Once governance is established, codify guidelines into a machine-usable form and integrate them into the development workflow. Create a centralized style guide that links to repository-specific adaptations but preserves a single source of truth. Implement automated checks that run at commit or pull request time, including linters, formatters, and static analysis. Enforce consistent commit messages, directory layouts, and test naming standards to reduce friction during code reviews. Make the guidelines discoverable by providing clear examples, edge-case explanations, and rationale for each rule. Encourage teams to contribute improvements via a well-documented process, so the guide evolves with real-world use and remains relevant across languages and frameworks.
Scalable guidelines require automated enforcement and continuous learning.

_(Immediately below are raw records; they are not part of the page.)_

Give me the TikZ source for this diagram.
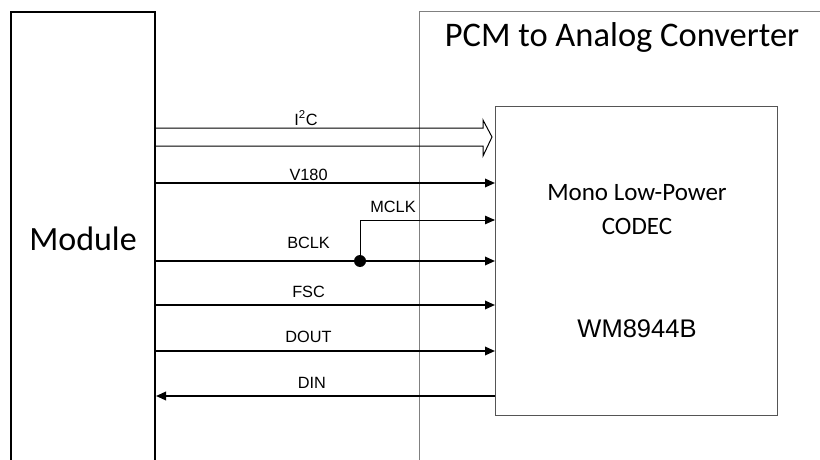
\documentclass[tikz,border=0pt]{standalone}
\usepackage{fontspec}
\setmainfont{Liberation Sans}
\newfontfamily\calibri{Carlito}
\usetikzlibrary{arrows.meta, positioning, calc}
\definecolor{FrameGray}{RGB}{128, 128, 128}
\definecolor{CodecGray}{RGB}{85, 85, 85}

\begin{document}
\begin{tikzpicture}[x=1pt, y=1pt,
    sig/.style={line width=1.8pt, -{Triangle[length=10pt, width=8.5pt]}},
    sigthin/.style={line width=1pt, -{Triangle[length=10pt, width=8.5pt]}},
    lbl/.style={font=\fontsize{16.3}{18}\selectfont, inner sep=0pt, anchor=base}]
  \useasboundingbox (0,0) rectangle (820,-460);
  \clip (0,0) rectangle (820,-460);

  % blocks
  \node[draw, line width=2pt, minimum width=144pt, minimum height=454pt, inner sep=0pt, anchor=north west,
        font=\calibri\fontsize{34}{36}\selectfont] (module) at (10,-11) {Module};
  \node[draw=FrameGray, line width=1.4pt, minimum width=500pt, minimum height=500pt, anchor=north west] (pcm) at (419,-11) {};
  \node[font=\calibri\fontsize{34.5}{40}\selectfont, inner sep=0pt, anchor=base] (title) at (622,-47) {PCM to Analog Converter};
  \node[draw=CodecGray, line width=1pt, minimum width=282pt, minimum height=309pt, anchor=north west] (codec) at (495,-106) {};
  \node[font=\calibri\fontsize{25}{30}\selectfont, inner sep=0pt, anchor=base] (codecname) at (637,-200) {Mono Low-Power};
  \node[font=\calibri\fontsize{25}{30}\selectfont, inner sep=0pt, anchor=base] (codectype) at (637,-234) {CODEC};
  \node[font=\fontsize{25.5}{30}\selectfont, inner sep=0pt, anchor=base] (part) at (637,-337) {WM8944B};

  % I2C bus
  \draw[line width=1pt] (module.east |- 0,-128) -- (483,-128) -- (483,-120) -- ($(codec.west |- 0,-137)+(-3,0)$)
    -- (483,-156) -- (483,-146) -- (module.east |- 0,-146);
  \node[lbl] (i2c) at (306,-125) {I\textsuperscript{2}C};

  % signals
  \foreach \y/\name/\dy in {-183/V180/3, -305/FSC/8, -351/DOUT/9}
    \draw[sig] (module.east |- 0,\y) -- node[lbl, pos=0.45, yshift=\dy pt] {\name} (codec.west |- 0,\y);

  \coordinate (bdot) at (360,-261);
  \draw[sig] (module.east |- bdot) -- node[lbl, pos=0.45, yshift=13pt] {BCLK} (codec.west |- bdot);
  \fill (bdot) circle (6pt);
  \draw[sigthin] (bdot) |- (codec.west |- 0,-220);
  \node[lbl] (mclk) at (393,-212) {MCLK};

  \draw[sig] (codec.west |- 0,-396) -- node[lbl, pos=0.54, yshift=8pt] {DIN} (module.east |- 0,-396);
\end{tikzpicture}
\end{document}
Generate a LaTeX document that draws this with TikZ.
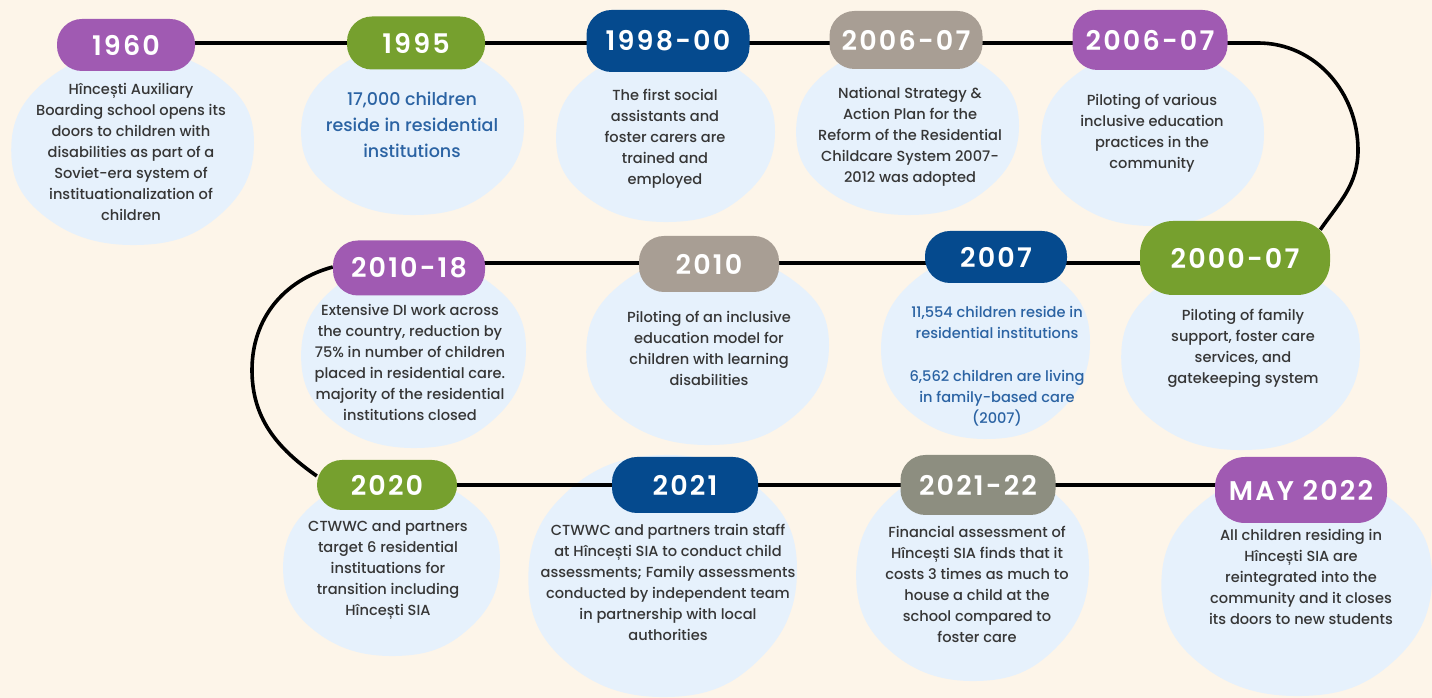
\documentclass[tikz,border=0pt]{standalone}
\usepackage{fontspec}
\setmainfont{Poppins Medium}
\newfontfamily\yearfont[LetterSpace=8]{Poppins SemiBold}
\usepackage{xcolor}
\usepackage{tikz}
\usetikzlibrary{positioning}
\definecolor{cream}{HTML}{FDF5E9}
\definecolor{bluebg}{HTML}{E6F1FC}
\definecolor{plum}{HTML}{A05AB2}
\definecolor{leaf}{HTML}{76A02E}
\definecolor{navy}{HTML}{054A8E}
\definecolor{stone}{HTML}{A89E94}
\definecolor{olivegrey}{HTML}{8D8E80}
\definecolor{inkgrey}{HTML}{363636}
\definecolor{textblue}{HTML}{2B63A3}
\pgfdeclarelayer{blobs}
\pgfdeclarelayer{lines}
\pgfsetlayers{blobs,lines,main}
\newcommand{\blob}[4]{%
  \fill[bluebg] plot[smooth cycle,tension=0.75] coordinates {
    ({#1+1.00*#3},{#2+0.05*#4}) ({#1+0.72*#3},{#2+0.72*#4})
    ({#1+0.02*#3},{#2+1.00*#4}) ({#1-0.70*#3},{#2+0.70*#4})
    ({#1-0.99*#3},{#2-0.02*#4}) ({#1-0.70*#3},{#2-0.72*#4})
    ({#1+0.04*#3},{#2-1.00*#4}) ({#1+0.72*#3},{#2-0.69*#4})};}

\begin{document}
\begin{tikzpicture}[x=1pt,y=1pt,
  pill/.style={rectangle,rounded corners=25pt,text=white,inner sep=0pt,
    font=\yearfont\fontsize{27}{27}\selectfont},
  note/.style={align=center,text=inkgrey,inner sep=0pt,
    font=\fontsize{14.6}{21}\selectfont},
  bluenote/.style={note,text=textblue},
  tl/.style={line width=3.6pt,black}]
  \useasboundingbox (0,0) rectangle (1432,698);

  \node[pill,fill=plum,minimum width=138,minimum height=52] (p1) at (126,653) {1960};
  \node[pill,fill=leaf,minimum width=138,minimum height=53] (p2) at (416,655) {1995};
  \node[pill,fill=navy,minimum width=163,minimum height=62] (p3) at (668,657) {1998-00};
  \node[pill,fill=stone,minimum width=153,minimum height=58] (p4) at (906,658) {2006-07};
  \node[pill,fill=plum,minimum width=155,minimum height=60] (p5) at (1150,658) {2006-07};
  \node[pill,fill=plum,minimum width=152,minimum height=55] (p6) at (409,430) {2010-18};
  \node[pill,fill=stone,minimum width=140,minimum height=56] (p7) at (709,434) {2010};
  \node[pill,fill=navy,minimum width=142,minimum height=52] (p8) at (996,441) {2007};
  \node[pill,fill=leaf,minimum width=190,minimum height=74,rounded corners=33pt] (p9) at (1235,440) {2000-07};
  \node[pill,fill=leaf,minimum width=140,minimum height=50] (p10) at (387,213) {2020};
  \node[pill,fill=navy,minimum width=146,minimum height=56] (p11) at (685,213) {2021};
  \node[pill,fill=olivegrey,minimum width=155,minimum height=60] (p12) at (978,213) {2021-22};
  \node[pill,fill=plum,minimum width=172,minimum height=66,rounded corners=30pt] (p13) at (1301,208) {MAY 2022};

  \node[note] (t1) at (131,546) {Hîncești Auxiliary\\Boarding school opens its\\doors to children with\\disabilities as part of a\\Soviet-era system of\\instituationalization of\\children};
  \node[bluenote,font=\fontsize{17.5}{26}\selectfont] (t2) at (412,573) {17,000 children\\reside in residential\\institutions};
  \node[note] (t3) at (665,559) {The first social\\assistants and\\foster carers are\\trained and\\employed};
  \node[note] (t4) at (910,561) {National Strategy \&\\Action Plan for the\\Reform of the Residential\\Childcare System 2007-\\2012 was adopted};
  \node[note] (t5) at (1152,565) {Piloting of various\\inclusive education\\practices in the\\community};
  \node[note] (t6) at (410,336) {Extensive DI work across\\the country, reduction by\\75\% in number of children\\placed in residential care.\\majority of the residential\\institutions closed};
  \node[note] (t7) at (709,350) {Piloting of an inclusive\\education model for\\children with learning\\disabilities};
  \node[bluenote] (t8) at (997,332) {11,554 children reside in\\residential institutions\\[22pt]6,562 children are living\\in family-based care\\(2007)};
  \node[note] (t9) at (1243,350) {Piloting of family\\support, foster care\\services, and\\gatekeeping system};
  \node[note] (t10) at (388,128) {CTWWC and partners\\target 6 residential\\instituations for\\transition including\\Hîncești SIA};
  \node[note] (t11) at (668,116) {CTWWC and partners train staff\\at Hîncești SIA to conduct child\\assessments; Family assessments\\conducted by independent team\\in partnership with local\\authorities};
  \node[note] (t12) at (977,114) {Financial assessment of\\Hîncești SIA finds that it\\costs 3 times as much to\\house a child at the\\school compared to\\foster care};
  \node[note] (t13) at (1301,121) {All children residing in\\Hîncești SIA are\\reintegrated into the\\community and it closes\\its doors to new students};

  \coordinate (r1) at (0,655);
  \coordinate (r2) at (0,435);
  \coordinate (r3) at (0,213);
  \coordinate (bendR) at (1258,655);
  \coordinate (farR) at (1358,548);
  \coordinate (farL) at (252,328);

  \begin{pgfonlayer}{blobs}
    \fill[cream] (0,0) rectangle (1432,698);
    \blob{132}{550}{122}{97}
    \blob{412}{568}{112}{85}
    \blob{665}{562}{110}{86}
    \blob{907}{568}{112}{85}
    \blob{1152}{560}{112}{88}
    \blob{413}{344}{113}{94}
    \blob{707}{348}{122}{95}
    \blob{985}{351}{105}{92}
    \blob{1240}{343}{120}{95}
    \blob{391}{132}{109}{90}
    \blob{662}{122}{135}{121}
    \blob{972}{125}{117}{108}
    \blob{1296}{115}{136}{113}
  \end{pgfonlayer}

  \begin{pgfonlayer}{lines}
    \draw[tl] (p1 |- r1) -- (p5 |- r1) -- (bendR)
      to[out=0,in=90] (farR)
      to[out=-90,in=55] ([shift={(-10,-9)}]p9.north east);
    \draw[tl] (p9 |- r2) -- (p6 |- r2);
    \draw[tl] ([yshift=1]p6.west) to[out=195,in=90] (farL)
      to[out=-90,in=145] ([yshift=9]p10.west);
    \draw[tl] (p10 |- r3) -- (p13 |- r3);
  \end{pgfonlayer}

\end{tikzpicture}
\end{document}
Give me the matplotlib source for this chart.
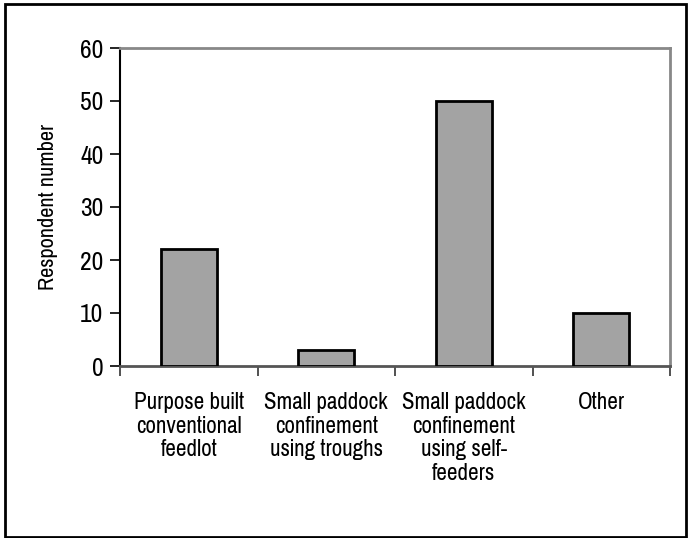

The practical focus shifts to how guidelines scale across diverse languages, tools, and service boundaries. Start by drafting language-agnostic principles—readability, determinism, minimal surprises, and explicit intent—that apply regardless of syntax. Then map these principles to language-specific rules, ensuring there is room for idiomatic expressions while preserving the shared intent. To avoid fragmentation, require that any language-specific deviation be justified with a concrete, measurable benefit and reviewed by the steering group. Establish a culture of continuous improvement where teams periodically audit their own code against the baseline, report gaps, and propose refinements. This disciplined approach keeps the guidelines flexible enough to adapt as technology evolves.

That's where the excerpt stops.